Given instruction —
Repeat the data that follows, word for word, without the images.

Collected data —
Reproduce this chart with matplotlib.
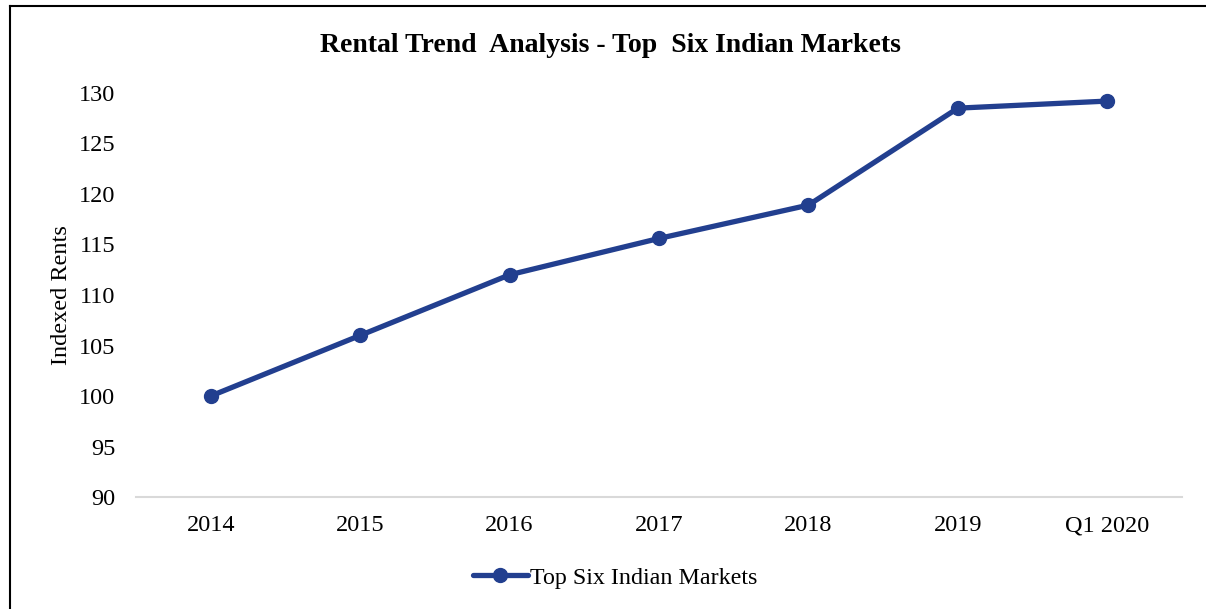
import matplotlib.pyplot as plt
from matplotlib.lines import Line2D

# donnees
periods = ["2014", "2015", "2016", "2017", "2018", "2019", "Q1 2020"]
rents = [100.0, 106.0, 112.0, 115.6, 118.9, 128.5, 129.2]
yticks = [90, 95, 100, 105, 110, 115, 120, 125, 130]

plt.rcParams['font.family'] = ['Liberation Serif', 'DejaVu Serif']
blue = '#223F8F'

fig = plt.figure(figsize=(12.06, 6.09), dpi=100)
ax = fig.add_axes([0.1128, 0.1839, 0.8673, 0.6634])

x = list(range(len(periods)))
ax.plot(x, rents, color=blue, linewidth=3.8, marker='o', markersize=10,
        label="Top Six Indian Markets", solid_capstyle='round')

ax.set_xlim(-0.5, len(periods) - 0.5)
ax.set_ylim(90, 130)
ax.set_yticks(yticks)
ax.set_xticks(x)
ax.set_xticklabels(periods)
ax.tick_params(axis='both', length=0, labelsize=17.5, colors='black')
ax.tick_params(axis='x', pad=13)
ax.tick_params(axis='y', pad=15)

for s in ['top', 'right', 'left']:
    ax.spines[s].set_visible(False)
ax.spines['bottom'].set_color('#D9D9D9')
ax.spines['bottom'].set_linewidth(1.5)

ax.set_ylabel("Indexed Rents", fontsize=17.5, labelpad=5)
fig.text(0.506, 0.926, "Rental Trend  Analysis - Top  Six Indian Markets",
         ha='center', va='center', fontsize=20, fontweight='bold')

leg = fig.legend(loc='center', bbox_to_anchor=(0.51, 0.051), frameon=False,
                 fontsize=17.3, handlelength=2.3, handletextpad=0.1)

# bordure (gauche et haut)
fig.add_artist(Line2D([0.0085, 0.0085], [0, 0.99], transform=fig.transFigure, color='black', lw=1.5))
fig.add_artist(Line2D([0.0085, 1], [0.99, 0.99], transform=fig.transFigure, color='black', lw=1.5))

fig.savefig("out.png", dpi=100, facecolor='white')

Correct response —
Reproduce this chart with matplotlib.
import matplotlib.pyplot as plt
from matplotlib.lines import Line2D

# donnees
periods = ["2014", "2015", "2016", "2017", "2018", "2019", "Q1 2020"]
rents = [100.0, 106.0, 112.0, 115.6, 118.9, 128.5, 129.2]
yticks = [90, 95, 100, 105, 110, 115, 120, 125, 130]

plt.rcParams['font.family'] = ['Liberation Serif', 'DejaVu Serif']
blue = '#223F8F'

fig = plt.figure(figsize=(12.06, 6.09), dpi=100)
ax = fig.add_axes([0.1128, 0.1839, 0.8673, 0.6634])

x = list(range(len(periods)))
ax.plot(x, rents, color=blue, linewidth=3.8, marker='o', markersize=10,
        label="Top Six Indian Markets", solid_capstyle='round')

ax.set_xlim(-0.5, len(periods) - 0.5)
ax.set_ylim(90, 130)
ax.set_yticks(yticks)
ax.set_xticks(x)
ax.set_xticklabels(periods)
ax.tick_params(axis='both', length=0, labelsize=17.5, colors='black')
ax.tick_params(axis='x', pad=13)
ax.tick_params(axis='y', pad=15)

for s in ['top', 'right', 'left']:
    ax.spines[s].set_visible(False)
ax.spines['bottom'].set_color('#D9D9D9')
ax.spines['bottom'].set_linewidth(1.5)

ax.set_ylabel("Indexed Rents", fontsize=17.5, labelpad=5)
fig.text(0.506, 0.926, "Rental Trend  Analysis - Top  Six Indian Markets",
         ha='center', va='center', fontsize=20, fontweight='bold')

leg = fig.legend(loc='center', bbox_to_anchor=(0.51, 0.051), frameon=False,
                 fontsize=17.3, handlelength=2.3, handletextpad=0.1)

# bordure (gauche et haut)
fig.add_artist(Line2D([0.0085, 0.0085], [0, 0.99], transform=fig.transFigure, color='black', lw=1.5))
fig.add_artist(Line2D([0.0085, 1], [0.99, 0.99], transform=fig.transFigure, color='black', lw=1.5))

fig.savefig("out.png", dpi=100, facecolor='white')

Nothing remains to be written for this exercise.